Combined, the narrow definition and lack of guidelines allow the ministries to publish yearly reports where absolutely no lobbying activities were registered! Public hearings, introduced by the 2005 legislation, have not become an important element of the decision-making process. They are very rarely organised and can be called off almost without reason.

One MP in the government coalition went as far as to claim that public hearings obstruct the functioning of democracy, while unnecessarily delaying the decision-making process in the parliament!

In 2010, an attempt was made to amend lobbying regulation in Poland. Based on current public debate, what improvements (or potentially new problems) may come with new legal initiatives?

The 2010 draft proposal was extremely criticised at the early stage of preparation and never reached the parliament. Both the proposal and the debate have been buried and have not been resuscitated since.

In fact, not only had the 2010 draft failed to improve the current framework, but it created a new problem of explicitly violating the principle of equal access to decision-makers. It proposed differentiation between professional and non-professional lobbyists, while foreseeing different sets of rights and obligations for each group.

As a result, a representative of an NGO (non-professional lobbyist) would only be entitled to address the decision-maker in writing and not personally and will not be able to attend meetings of parliamentary committees. At the same time, there will be no reporting obligation for the NGO.

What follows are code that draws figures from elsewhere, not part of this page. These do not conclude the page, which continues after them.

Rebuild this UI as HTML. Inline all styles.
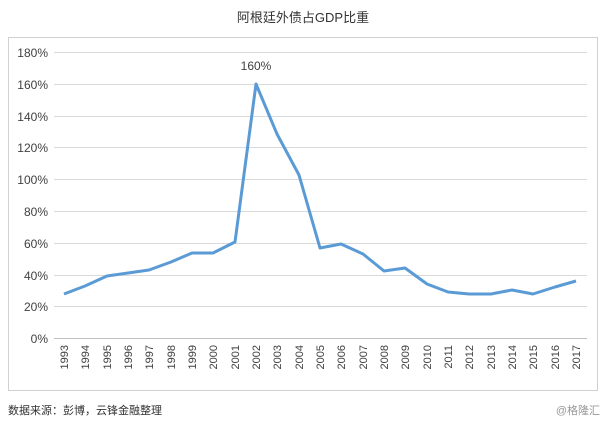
<!DOCTYPE html>
<html><head><meta charset="utf-8"><style>
body{margin:0;background:#fff;width:607px;height:425px;overflow:hidden;font-family:"Liberation Sans","Noto Sans CJK SC",sans-serif}
</style></head><body>
<svg width="607" height="425" xmlns="http://www.w3.org/2000/svg" font-family="Liberation Sans, Noto Sans CJK SC, sans-serif">
<text x="303" y="22" text-anchor="middle" font-size="13" fill="#333">阿根廷外债占GDP比重</text>
<rect x="8.5" y="37.5" width="589" height="353" fill="none" stroke="#d0d0d0"/>
<g stroke="#d9d9d9" stroke-width="1">
<line x1="54" x2="587" y1="52.5" y2="52.5"/><line x1="54" x2="587" y1="84.5" y2="84.5"/>
<line x1="54" x2="587" y1="116.5" y2="116.5"/><line x1="54" x2="587" y1="147.5" y2="147.5"/>
<line x1="54" x2="587" y1="179.5" y2="179.5"/><line x1="54" x2="587" y1="211.5" y2="211.5"/>
<line x1="54" x2="587" y1="243.5" y2="243.5"/><line x1="54" x2="587" y1="275.5" y2="275.5"/>
<line x1="54" x2="587" y1="306.5" y2="306.5"/>
</g>
<line x1="54" x2="587" y1="338.5" y2="338.5" stroke="#bfbfbf"/>
<g font-size="12" fill="#404040" text-anchor="end">
<text x="48" y="57">180%</text><text x="48" y="89">160%</text><text x="48" y="121">140%</text>
<text x="48" y="152">120%</text><text x="48" y="184">100%</text><text x="48" y="216">80%</text>
<text x="48" y="248">60%</text><text x="48" y="280">40%</text><text x="48" y="311">20%</text>
<text x="48" y="343">0%</text>
</g>
<g font-size="11" fill="#404040" text-anchor="end">
<text transform="translate(68,345) rotate(-90)">1993</text><text transform="translate(89,345) rotate(-90)">1994</text>
<text transform="translate(111,345) rotate(-90)">1995</text><text transform="translate(132,345) rotate(-90)">1996</text>
<text transform="translate(153,345) rotate(-90)">1997</text><text transform="translate(175,345) rotate(-90)">1998</text>
<text transform="translate(196,345) rotate(-90)">1999</text><text transform="translate(217,345) rotate(-90)">2000</text>
<text transform="translate(239,345) rotate(-90)">2001</text><text transform="translate(260,345) rotate(-90)">2002</text>
<text transform="translate(281,345) rotate(-90)">2003</text><text transform="translate(303,345) rotate(-90)">2004</text>
<text transform="translate(324,345) rotate(-90)">2005</text><text transform="translate(345,345) rotate(-90)">2006</text>
<text transform="translate(367,345) rotate(-90)">2007</text><text transform="translate(388,345) rotate(-90)">2008</text>
<text transform="translate(409,345) rotate(-90)">2009</text><text transform="translate(431,345) rotate(-90)">2010</text>
<text transform="translate(452,345) rotate(-90)">2011</text><text transform="translate(473,345) rotate(-90)">2012</text>
<text transform="translate(495,345) rotate(-90)">2013</text><text transform="translate(516,345) rotate(-90)">2014</text>
<text transform="translate(537,345) rotate(-90)">2015</text><text transform="translate(559,345) rotate(-90)">2016</text>
<text transform="translate(580,345) rotate(-90)">2017</text>
</g>
<polyline fill="none" stroke="#5b9bd5" stroke-width="3" stroke-linejoin="round" points="64,294 85,286 107,276 128,273 149,270 171,262 192,253 213,253 235,242 256,84 277,134 299,175 320,248 341,244 363,254 384,271 405,268 427,284 448,292 469,294 491,294 512,290 533,294 555,287 576,281"/>
<text x="256" y="70" text-anchor="middle" font-size="12" fill="#404040">160%</text>
<text x="8" y="414" font-size="11" fill="#333">数据来源：彭博，云锋金融整理</text>
<text x="600" y="414" text-anchor="end" font-size="11" fill="#999">@格隆汇</text>
</svg>
</body></html>
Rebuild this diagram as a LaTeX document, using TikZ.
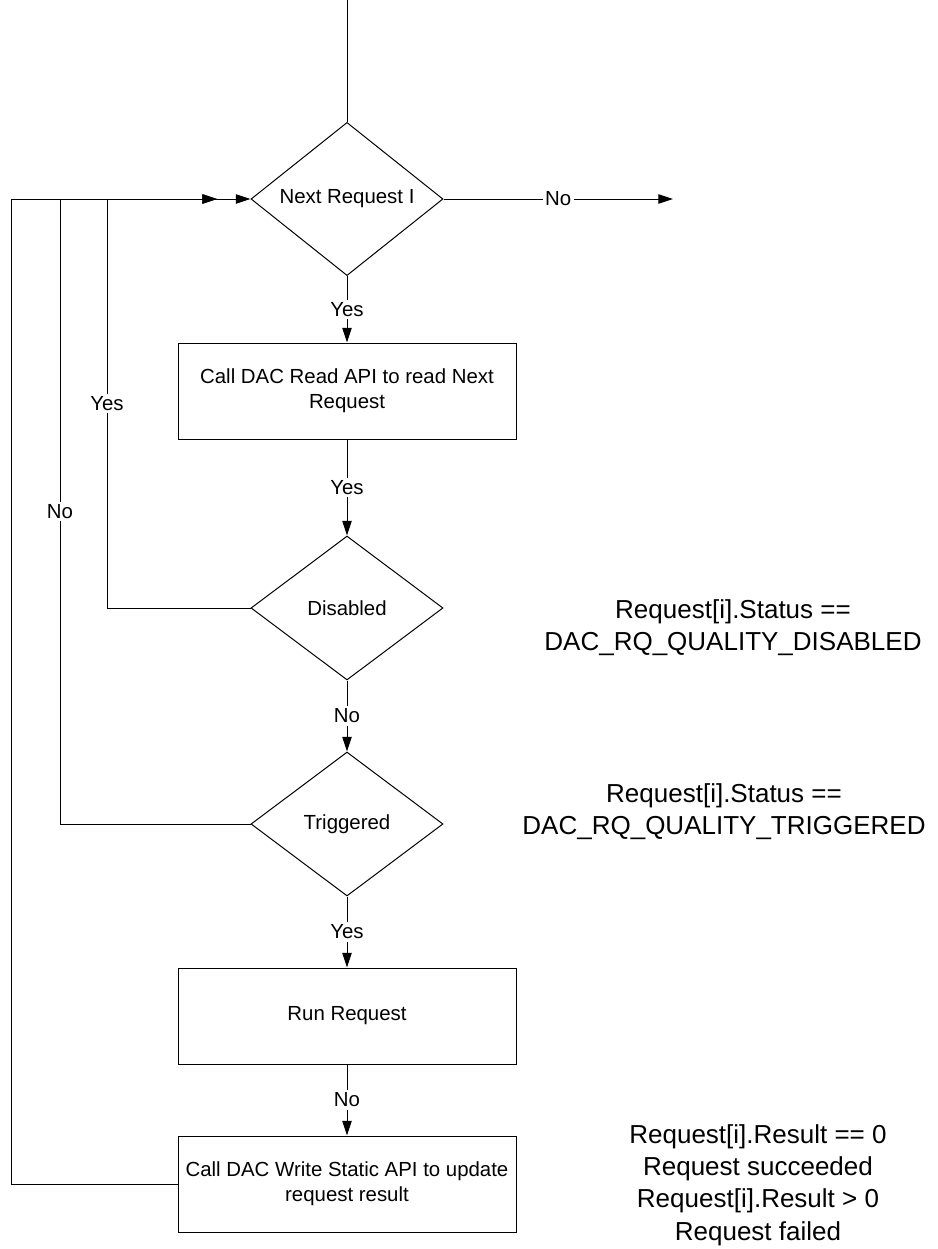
\documentclass[tikz,border=0pt]{standalone}
\usepackage{fontspec}
\setmainfont{Liberation Sans}
\usetikzlibrary{shapes.geometric,arrows.meta}

\begin{document}
\begin{tikzpicture}[x=0.75pt, y=-0.75pt, line width=0.75pt, >={Triangle[length=11pt,width=7pt]}]
        \tikzstyle{every node}=[font=\fontsize{15.3}{18.5}\selectfont]
        \tikzstyle{decision}=[draw, diamond, inner sep=0pt, minimum width=144pt, minimum height=108pt]
        \tikzstyle{process}=[draw, rectangle, align=center, minimum width=253.5pt, minimum height=72pt]
        \tikzstyle{lbl}=[fill=white, inner sep=2pt]
        \tikzstyle{note}=[align=center, font=\fontsize{19.5}{24.2}\selectfont]
        \useasboundingbox (0,0) rectangle (938,1249);
        % main column
        \coordinate (top) at (347,0);
        \node [decision] (next) at (347,199) {Next Request I};
        \node [process] (read) at (347,391) {Call DAC Read API to read Next\\Request};
        \node [decision] (disabled) at (347,608) {Disabled};
        \node [decision] (triggered) at (347,824) {Triggered};
        \node [process] (run) at (347,1016) {Run Request};
        \node [process] (write) at (347,1184) {Call DAC Write Static API to update\\request result};
        \coordinate (out) at (673,199);
        \coordinate (merge) at (217,199);
        \coordinate (railA) at (107,199);
        \coordinate (railB) at (60,199);
        \coordinate (railC) at (11,199);
        % notes
        \node [note] (disnote) at (733,628) {Request[i].Status ==\\DAC\_RQ\_QUALITY\_DISABLED};
        \node [note] (trgnote) at (724,812) {Request[i].Status ==\\DAC\_RQ\_QUALITY\_TRIGGERED};
        \node [note] (resnote) at (758,1185) {Request[i].Result == 0\\Request succeeded\\Request[i].Result > 0\\Request failed};
        % connectors
        \draw (top) -- (next.north);
        \draw [->] (next.east) -- node [lbl] {No} (out);
        \draw [->] (next.south) -- node [lbl] {Yes} (read.north);
        \draw [->] (read.south) -- node [lbl] {Yes} (disabled.north);
        \draw [->] (disabled.south) -- node [lbl] {No} (triggered.north);
        \draw [->] (triggered.south) -- node [lbl] {Yes} (run.north);
        \draw [->] (run.south) -- node [lbl] {No} (write.north);
        \draw (disabled.west) -| node [lbl, pos=0.75] {Yes} (railA);
        \draw (triggered.west) -| node [lbl, pos=0.75] {No} (railB);
        \draw (write.west) -| (railC);
        \draw [->] (railA) -- (merge);
        \draw [->] (railB) -- (merge);
        \draw [->] (railC) -- (next.west);
    \end{tikzpicture}
\end{document}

On the other hand, an in-house lobbyist for a company or a public affairs consultant would be able to meet decision-makers in person and attend the parliamentary meetings in exchange for a yearly detailed report on lobbying activities.

The good news is that the proposal was abandoned as it clearly violated basic principles of democratic governance. The bad news is that the reform moment might be missed and Poland would be stuck with very weak and counterproductive legislation for a longer period of time.

What lessons can countries such as the Czech Republic learn from the Polish example?

One lesson is that there is no point in having legislation just for the sake of ticking it off the list of things to do. Regulation that creates legal fiction, making Poland a ‘no lobbying’ land, is not really better than having no legislation at all.

Another lesson is that a comprehensive approach should be adopted for lobbying regulation if it is to have any chance of being successful. The main regulatory tools, namely registration and reporting, should constitute part and parcel of the framework, but they have to be designed and implemented carefully in order to prove effective in fostering transparency and allowing for public scrutiny.

An effective register of lobbying activity should be implemented in the form of one comprehensive and easily updated online platform, where information on both lobbyists and the lobbied (parliamentarians, high officials – categories need to be clearly defined) is provided.

In terms of content, the register should be based on reporting by both lobbyists and the lobbied. It should contain information on clients and lobbying campaign funding, as well as public office previously held by lobbyists, but also on the interests and career track of politicians (civil servants), as well as information about lobbying contacts.

Obviously, no matter how carefully the regulatory provisions are designed, they will not work without the public authorities’ commitment to implementing good governance principles.

This involves due publication of all relevant documents, calls and results of consultations, as well as reports covering contacts with lobbyists. Adequate training of public officials, as well as enforcement of procedures for sanctioning misconduct, also constitutes a key to success.

Last but not least, the role of the media, think-tanks and watchdogs seems to be of tremendous importance, as it is them who carry out scrutiny tasks on behalf of citizens and on the basis of the information provided by registration and reporting tools.

Indeed, their role in supervising the conduct of both lobbyists and the lobbied lies at the heart of successful implementation of the lobbying regulatory framework.